Supplied data -
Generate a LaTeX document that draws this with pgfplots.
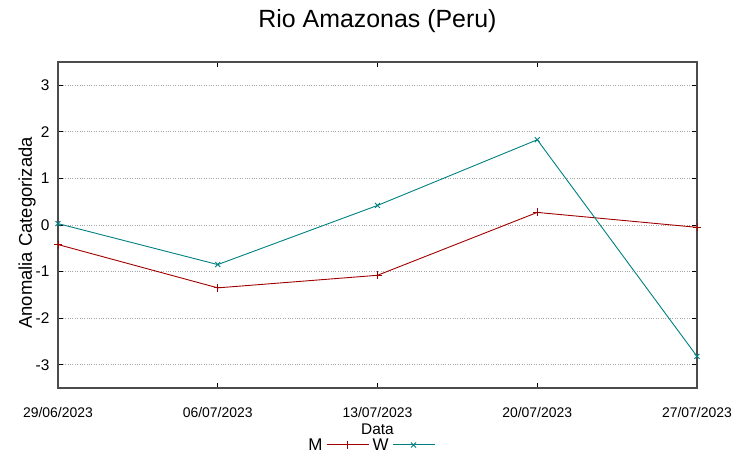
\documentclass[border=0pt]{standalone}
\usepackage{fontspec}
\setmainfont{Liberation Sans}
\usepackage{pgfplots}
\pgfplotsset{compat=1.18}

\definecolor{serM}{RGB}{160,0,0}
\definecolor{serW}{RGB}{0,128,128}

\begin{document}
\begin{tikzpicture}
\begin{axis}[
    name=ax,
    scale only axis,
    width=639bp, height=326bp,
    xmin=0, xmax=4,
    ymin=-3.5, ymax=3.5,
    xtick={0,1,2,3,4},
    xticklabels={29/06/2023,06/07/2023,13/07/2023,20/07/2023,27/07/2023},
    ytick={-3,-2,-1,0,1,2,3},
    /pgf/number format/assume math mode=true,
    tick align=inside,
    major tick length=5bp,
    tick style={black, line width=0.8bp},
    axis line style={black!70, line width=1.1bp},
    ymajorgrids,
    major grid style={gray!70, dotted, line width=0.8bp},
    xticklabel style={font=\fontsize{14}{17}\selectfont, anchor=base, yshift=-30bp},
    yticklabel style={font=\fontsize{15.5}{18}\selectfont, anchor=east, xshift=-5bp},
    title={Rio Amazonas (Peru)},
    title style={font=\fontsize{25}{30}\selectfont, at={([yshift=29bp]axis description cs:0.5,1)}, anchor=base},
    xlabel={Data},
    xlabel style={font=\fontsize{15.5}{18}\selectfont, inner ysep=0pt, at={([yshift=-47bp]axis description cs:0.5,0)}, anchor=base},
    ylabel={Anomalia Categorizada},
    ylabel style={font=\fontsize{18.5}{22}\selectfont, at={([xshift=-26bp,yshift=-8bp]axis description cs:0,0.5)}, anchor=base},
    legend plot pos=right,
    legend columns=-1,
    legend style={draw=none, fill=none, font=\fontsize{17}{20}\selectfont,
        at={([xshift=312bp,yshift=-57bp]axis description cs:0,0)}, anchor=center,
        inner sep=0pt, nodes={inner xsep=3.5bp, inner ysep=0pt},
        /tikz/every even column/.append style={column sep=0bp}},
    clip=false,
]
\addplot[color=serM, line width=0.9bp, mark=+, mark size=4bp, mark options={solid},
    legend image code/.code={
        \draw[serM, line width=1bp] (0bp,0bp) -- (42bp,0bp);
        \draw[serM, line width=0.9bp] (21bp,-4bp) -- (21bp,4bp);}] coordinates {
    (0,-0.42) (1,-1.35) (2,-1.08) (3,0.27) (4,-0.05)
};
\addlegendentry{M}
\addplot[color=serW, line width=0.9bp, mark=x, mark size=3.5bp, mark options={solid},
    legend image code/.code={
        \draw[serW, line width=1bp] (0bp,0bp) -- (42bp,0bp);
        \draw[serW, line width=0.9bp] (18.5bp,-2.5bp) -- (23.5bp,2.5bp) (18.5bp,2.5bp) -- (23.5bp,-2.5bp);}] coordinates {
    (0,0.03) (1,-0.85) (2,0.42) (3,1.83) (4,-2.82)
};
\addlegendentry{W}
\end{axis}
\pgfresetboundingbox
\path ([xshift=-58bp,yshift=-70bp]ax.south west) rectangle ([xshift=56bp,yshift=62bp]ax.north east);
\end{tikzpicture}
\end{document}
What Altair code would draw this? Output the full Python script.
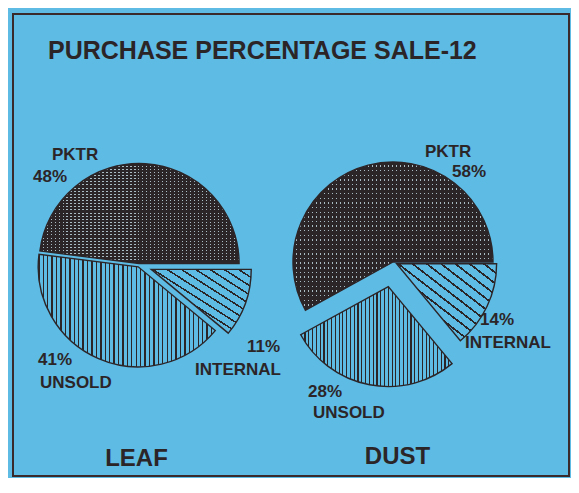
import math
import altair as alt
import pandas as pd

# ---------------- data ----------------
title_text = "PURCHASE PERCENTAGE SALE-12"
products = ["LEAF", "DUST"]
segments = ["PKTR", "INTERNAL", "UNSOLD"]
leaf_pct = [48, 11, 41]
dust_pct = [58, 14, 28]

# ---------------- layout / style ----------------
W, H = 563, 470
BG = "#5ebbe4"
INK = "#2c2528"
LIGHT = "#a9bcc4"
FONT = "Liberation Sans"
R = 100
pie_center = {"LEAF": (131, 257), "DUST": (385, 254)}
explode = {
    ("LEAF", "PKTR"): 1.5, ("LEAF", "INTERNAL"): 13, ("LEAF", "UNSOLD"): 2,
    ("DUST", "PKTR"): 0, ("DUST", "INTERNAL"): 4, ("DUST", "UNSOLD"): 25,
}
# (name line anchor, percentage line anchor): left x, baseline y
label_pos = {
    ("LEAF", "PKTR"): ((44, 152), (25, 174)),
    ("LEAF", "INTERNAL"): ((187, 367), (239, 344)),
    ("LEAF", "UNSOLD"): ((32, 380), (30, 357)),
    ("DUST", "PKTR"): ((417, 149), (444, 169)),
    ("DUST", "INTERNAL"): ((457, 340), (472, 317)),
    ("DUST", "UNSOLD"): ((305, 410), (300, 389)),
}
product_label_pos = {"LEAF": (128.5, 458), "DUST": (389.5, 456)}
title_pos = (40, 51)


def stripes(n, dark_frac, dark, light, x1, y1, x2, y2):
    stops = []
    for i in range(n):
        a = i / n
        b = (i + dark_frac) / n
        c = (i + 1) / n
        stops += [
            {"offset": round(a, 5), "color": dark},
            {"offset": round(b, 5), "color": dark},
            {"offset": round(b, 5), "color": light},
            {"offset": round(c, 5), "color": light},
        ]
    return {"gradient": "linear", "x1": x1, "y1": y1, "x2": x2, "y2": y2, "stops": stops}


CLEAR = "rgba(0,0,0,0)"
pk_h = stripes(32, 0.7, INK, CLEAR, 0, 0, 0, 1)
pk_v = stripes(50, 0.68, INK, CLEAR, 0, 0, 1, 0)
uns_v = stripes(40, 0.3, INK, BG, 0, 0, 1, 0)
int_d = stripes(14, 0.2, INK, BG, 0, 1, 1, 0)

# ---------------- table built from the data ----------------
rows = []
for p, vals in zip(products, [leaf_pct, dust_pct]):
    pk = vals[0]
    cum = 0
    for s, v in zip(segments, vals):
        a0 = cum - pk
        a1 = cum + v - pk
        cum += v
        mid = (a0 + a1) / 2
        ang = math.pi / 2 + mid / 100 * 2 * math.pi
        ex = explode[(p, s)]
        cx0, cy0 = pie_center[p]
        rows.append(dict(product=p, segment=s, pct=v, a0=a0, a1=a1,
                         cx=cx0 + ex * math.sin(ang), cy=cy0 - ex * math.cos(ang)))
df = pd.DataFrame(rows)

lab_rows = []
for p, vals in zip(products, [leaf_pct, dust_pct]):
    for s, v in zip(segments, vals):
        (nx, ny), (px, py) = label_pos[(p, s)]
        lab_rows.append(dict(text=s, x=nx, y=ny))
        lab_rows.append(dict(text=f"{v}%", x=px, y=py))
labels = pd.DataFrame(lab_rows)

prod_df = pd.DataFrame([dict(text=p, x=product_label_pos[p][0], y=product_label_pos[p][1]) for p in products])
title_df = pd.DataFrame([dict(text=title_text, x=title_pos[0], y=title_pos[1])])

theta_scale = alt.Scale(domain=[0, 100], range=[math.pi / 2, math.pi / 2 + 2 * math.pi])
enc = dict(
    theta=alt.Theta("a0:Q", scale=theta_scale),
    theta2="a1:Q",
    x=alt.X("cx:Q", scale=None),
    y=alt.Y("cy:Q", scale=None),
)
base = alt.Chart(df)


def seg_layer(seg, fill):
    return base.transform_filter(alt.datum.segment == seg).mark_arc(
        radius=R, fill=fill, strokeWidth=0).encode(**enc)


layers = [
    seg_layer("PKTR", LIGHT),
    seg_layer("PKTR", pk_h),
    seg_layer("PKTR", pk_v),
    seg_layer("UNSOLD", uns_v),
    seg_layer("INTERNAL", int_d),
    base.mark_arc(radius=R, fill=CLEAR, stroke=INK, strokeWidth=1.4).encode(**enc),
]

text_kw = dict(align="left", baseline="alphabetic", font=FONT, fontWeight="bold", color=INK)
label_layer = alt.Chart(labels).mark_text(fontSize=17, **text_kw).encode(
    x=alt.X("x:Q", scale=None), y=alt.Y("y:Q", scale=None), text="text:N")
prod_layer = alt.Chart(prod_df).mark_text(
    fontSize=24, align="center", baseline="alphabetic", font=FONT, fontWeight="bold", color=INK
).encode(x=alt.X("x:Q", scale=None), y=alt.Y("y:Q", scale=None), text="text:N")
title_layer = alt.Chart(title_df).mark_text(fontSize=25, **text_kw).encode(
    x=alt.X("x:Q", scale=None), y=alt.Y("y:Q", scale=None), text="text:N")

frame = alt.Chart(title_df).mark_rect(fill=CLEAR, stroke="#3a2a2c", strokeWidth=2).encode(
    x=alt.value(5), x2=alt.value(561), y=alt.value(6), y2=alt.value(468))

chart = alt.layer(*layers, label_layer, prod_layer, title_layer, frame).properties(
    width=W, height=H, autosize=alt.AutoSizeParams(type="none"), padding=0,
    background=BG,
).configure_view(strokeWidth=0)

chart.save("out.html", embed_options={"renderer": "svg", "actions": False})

==

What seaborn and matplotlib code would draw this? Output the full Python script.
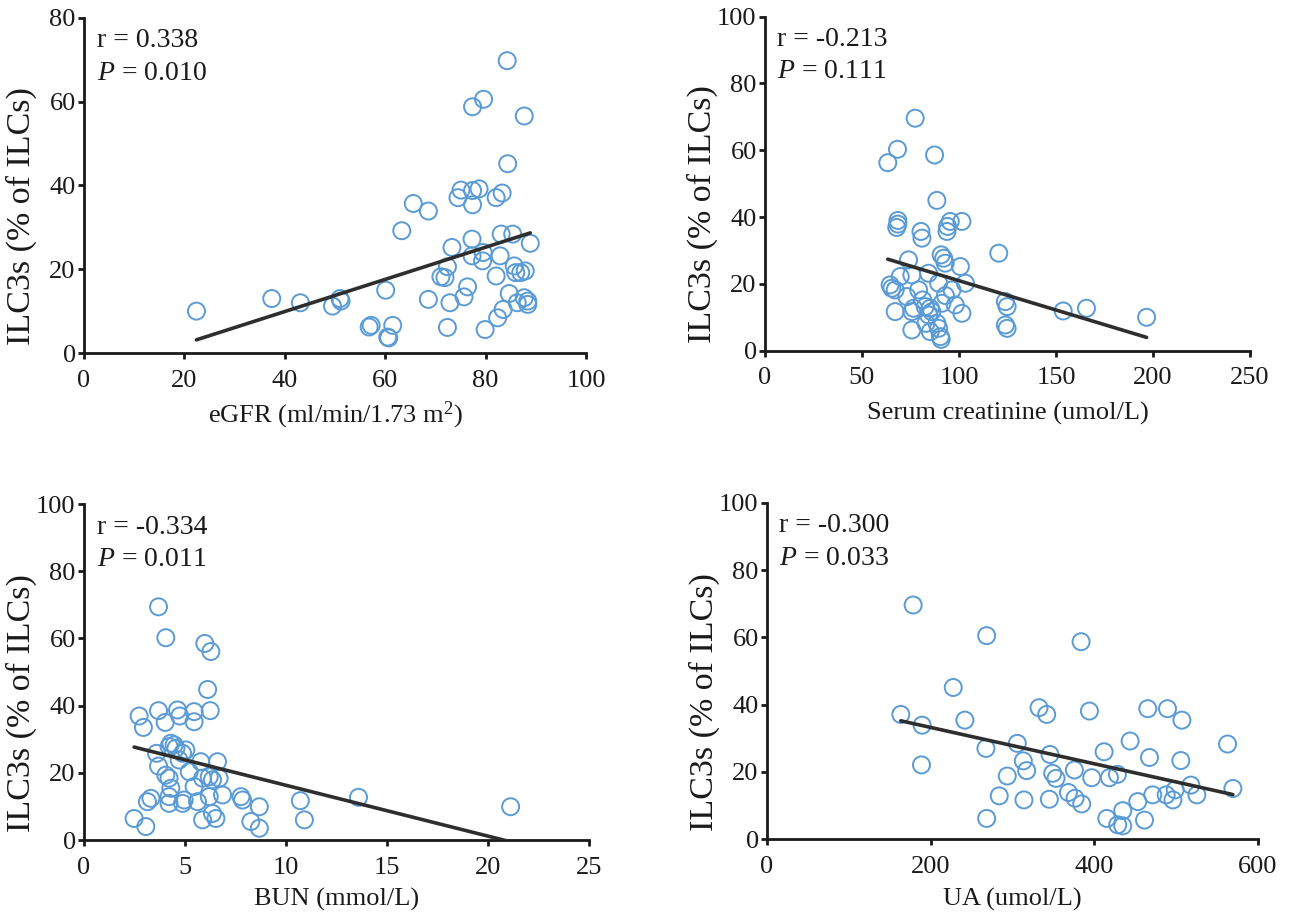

Do this - Take out nothing but the lines from the one containing "What Altair code" to the one containing "int_d = stripes(14, 0.2, INK, BG, 0, 1, 1, 0)", inclusive, retyped exactly. Drop the pictures.

Exercise solution -
What Altair code would draw this? Output the full Python script.
import math
import altair as alt
import pandas as pd

# ---------------- data ----------------
title_text = "PURCHASE PERCENTAGE SALE-12"
products = ["LEAF", "DUST"]
segments = ["PKTR", "INTERNAL", "UNSOLD"]
leaf_pct = [48, 11, 41]
dust_pct = [58, 14, 28]

# ---------------- layout / style ----------------
W, H = 563, 470
BG = "#5ebbe4"
INK = "#2c2528"
LIGHT = "#a9bcc4"
FONT = "Liberation Sans"
R = 100
pie_center = {"LEAF": (131, 257), "DUST": (385, 254)}
explode = {
    ("LEAF", "PKTR"): 1.5, ("LEAF", "INTERNAL"): 13, ("LEAF", "UNSOLD"): 2,
    ("DUST", "PKTR"): 0, ("DUST", "INTERNAL"): 4, ("DUST", "UNSOLD"): 25,
}
# (name line anchor, percentage line anchor): left x, baseline y
label_pos = {
    ("LEAF", "PKTR"): ((44, 152), (25, 174)),
    ("LEAF", "INTERNAL"): ((187, 367), (239, 344)),
    ("LEAF", "UNSOLD"): ((32, 380), (30, 357)),
    ("DUST", "PKTR"): ((417, 149), (444, 169)),
    ("DUST", "INTERNAL"): ((457, 340), (472, 317)),
    ("DUST", "UNSOLD"): ((305, 410), (300, 389)),
}
product_label_pos = {"LEAF": (128.5, 458), "DUST": (389.5, 456)}
title_pos = (40, 51)


def stripes(n, dark_frac, dark, light, x1, y1, x2, y2):
    stops = []
    for i in range(n):
        a = i / n
        b = (i + dark_frac) / n
        c = (i + 1) / n
        stops += [
            {"offset": round(a, 5), "color": dark},
            {"offset": round(b, 5), "color": dark},
            {"offset": round(b, 5), "color": light},
            {"offset": round(c, 5), "color": light},
        ]
    return {"gradient": "linear", "x1": x1, "y1": y1, "x2": x2, "y2": y2, "stops": stops}


CLEAR = "rgba(0,0,0,0)"
pk_h = stripes(32, 0.7, INK, CLEAR, 0, 0, 0, 1)
pk_v = stripes(50, 0.68, INK, CLEAR, 0, 0, 1, 0)
uns_v = stripes(40, 0.3, INK, BG, 0, 0, 1, 0)
int_d = stripes(14, 0.2, INK, BG, 0, 1, 1, 0)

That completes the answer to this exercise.